Furthermore, how do you classify a failing school? The answer to this, according to Duncan and the architects and supporters of Race to the Top is: test scores, test scores, and test scores. Dr. Willingham says this is a terrible idea and I agree. Test scores mostly tell you about the students who are taking the tests, and not much about who is teaching them. When I taught in public schools, there were certain evaluation criteria that I didn't make, like high test scores, but there were other ways that my administrators had of observing and giving me credit for being a decent and hard working teacher. Now, it seems like some of the new evaluations, such as IMPACT in DCPS, proceed just as the previous instruments did in that they contain arbitrary and ridiculous criteria, such as putting standards up on the walls, but they don't give administrators some space to get beyond the superficial and arbitrary.
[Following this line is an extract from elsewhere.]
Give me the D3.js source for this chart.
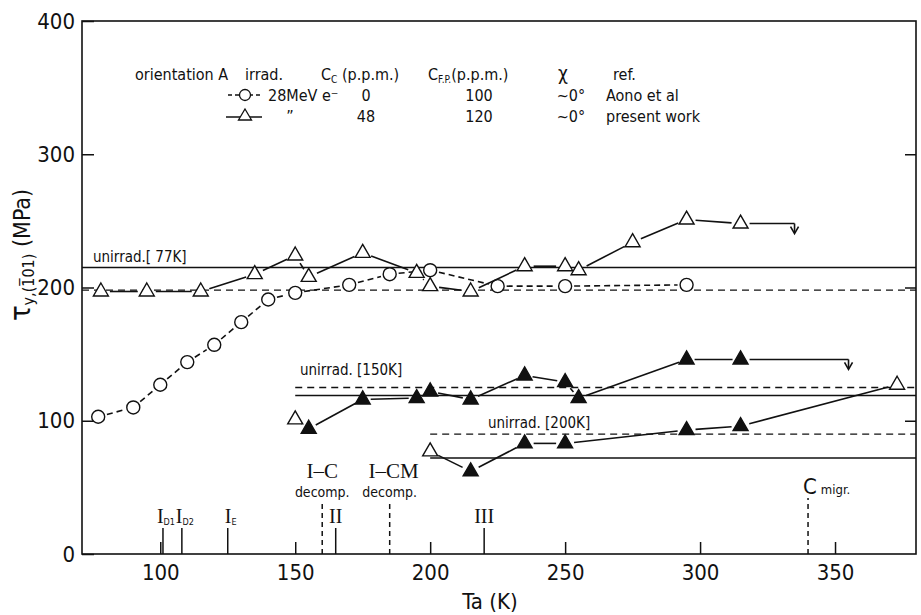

This article in the New York Times describes how RaTTT has interacted with the institution of teachers unions. After reading this, I kind of thought, well, maybe these "reformers" have something, maybe I'm just being obstinate in my thinking, maybe I just have a bad attitude. And, yes, I guess that teachers and their unions should join 'em if they can't beat 'em. If this is the way the ship is sailing, maybe educators should climb aboard and make the best of it rather than give up. Maybe they should take a deep breath and understand that this is just a passing fad, hang on to their principles and their concept of quality education until leadership with smarter and deeper thinking comes along and puts our education system on the right track. I'll just hope for that. I'll hope that soon we can get back to focusing on the art, science, craft, and trade of educating, to reforms of quality and substance, that we'll get out of Arne Duncan's RaTTT race, out of the rat race that I, for one, went into teaching to get away from. Let's just hope that Duncan and his groupies don't do irreversible harm before it's too late.